About Rhode Island School of Design
Rhode Island School of Design (RISD) has earned a worldwide reputation as the preeminent art and design college in the country. Today, with more than 26,000 alumni, the college enrolls approximately 1,900 undergraduates and 400 graduate students from the U.S. and almost 50 countries, offering degree programs in the fine arts, architecture, and design disciplines, and art education. Academic programs include research and design initiatives, the exploration of art criticism and contemporary cultural concerns, as well as international exchange programs. Each year, RISD hosts prominent and accomplished artists, critics, and authors to its campus.
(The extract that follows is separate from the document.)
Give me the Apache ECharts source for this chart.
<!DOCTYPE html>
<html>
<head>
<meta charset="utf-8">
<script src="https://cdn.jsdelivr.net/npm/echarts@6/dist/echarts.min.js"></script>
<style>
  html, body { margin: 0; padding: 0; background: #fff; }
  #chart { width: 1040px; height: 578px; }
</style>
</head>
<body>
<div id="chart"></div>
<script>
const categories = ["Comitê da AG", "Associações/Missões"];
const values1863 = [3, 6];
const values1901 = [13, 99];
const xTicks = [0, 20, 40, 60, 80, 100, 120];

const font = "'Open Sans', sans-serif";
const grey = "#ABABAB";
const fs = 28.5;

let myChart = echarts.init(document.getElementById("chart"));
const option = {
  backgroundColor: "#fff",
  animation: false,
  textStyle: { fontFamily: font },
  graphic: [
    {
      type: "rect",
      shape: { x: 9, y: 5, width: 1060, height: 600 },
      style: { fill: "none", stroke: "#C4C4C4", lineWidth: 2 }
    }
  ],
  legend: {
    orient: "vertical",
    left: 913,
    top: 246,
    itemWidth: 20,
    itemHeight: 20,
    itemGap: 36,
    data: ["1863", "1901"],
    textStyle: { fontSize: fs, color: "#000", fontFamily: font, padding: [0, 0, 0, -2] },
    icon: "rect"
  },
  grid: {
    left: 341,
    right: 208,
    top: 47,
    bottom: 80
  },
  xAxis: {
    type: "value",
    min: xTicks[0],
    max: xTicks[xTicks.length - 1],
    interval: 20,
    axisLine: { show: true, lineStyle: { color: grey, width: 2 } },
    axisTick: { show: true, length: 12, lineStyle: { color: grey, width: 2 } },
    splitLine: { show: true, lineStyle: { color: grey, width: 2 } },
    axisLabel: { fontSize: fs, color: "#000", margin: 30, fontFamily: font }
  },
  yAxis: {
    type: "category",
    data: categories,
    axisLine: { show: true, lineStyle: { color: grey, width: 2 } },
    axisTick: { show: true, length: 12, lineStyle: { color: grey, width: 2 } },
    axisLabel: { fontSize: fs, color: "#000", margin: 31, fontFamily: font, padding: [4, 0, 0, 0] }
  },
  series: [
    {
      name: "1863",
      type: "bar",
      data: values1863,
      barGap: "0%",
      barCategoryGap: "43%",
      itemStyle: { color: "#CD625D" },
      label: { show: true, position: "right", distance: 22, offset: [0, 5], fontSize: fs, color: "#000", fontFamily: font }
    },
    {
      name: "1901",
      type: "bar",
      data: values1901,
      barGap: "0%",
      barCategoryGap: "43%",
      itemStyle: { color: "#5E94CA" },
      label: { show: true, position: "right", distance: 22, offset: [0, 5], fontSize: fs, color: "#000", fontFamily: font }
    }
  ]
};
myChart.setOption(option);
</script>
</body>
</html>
Included within the college is The RISD Museum of Art, which houses a world-class collection of art objects from Ancient Egypt, Greece, and Rome and art of all periods from Asia, Europe and the Americas, as well as the latest in contemporary art.
About Robert Wood Johnson Foundation and the Pioneer Portfolio
Robert Wood Johnson Foundation (RWJF) granted RISD funding for Make It Better through its Pioneer Portfolio, which supports innovators with bold ideas that push beyond conventional thinking about health and health care. As the country’s largest philanthropy devoted to improving these areas, RWJF shares RISD’s belief that bringing together leaders in the fields of art, design, health and wellness and exploring alternative models for research and collaboration can transform health and health care delivery in the 21st century.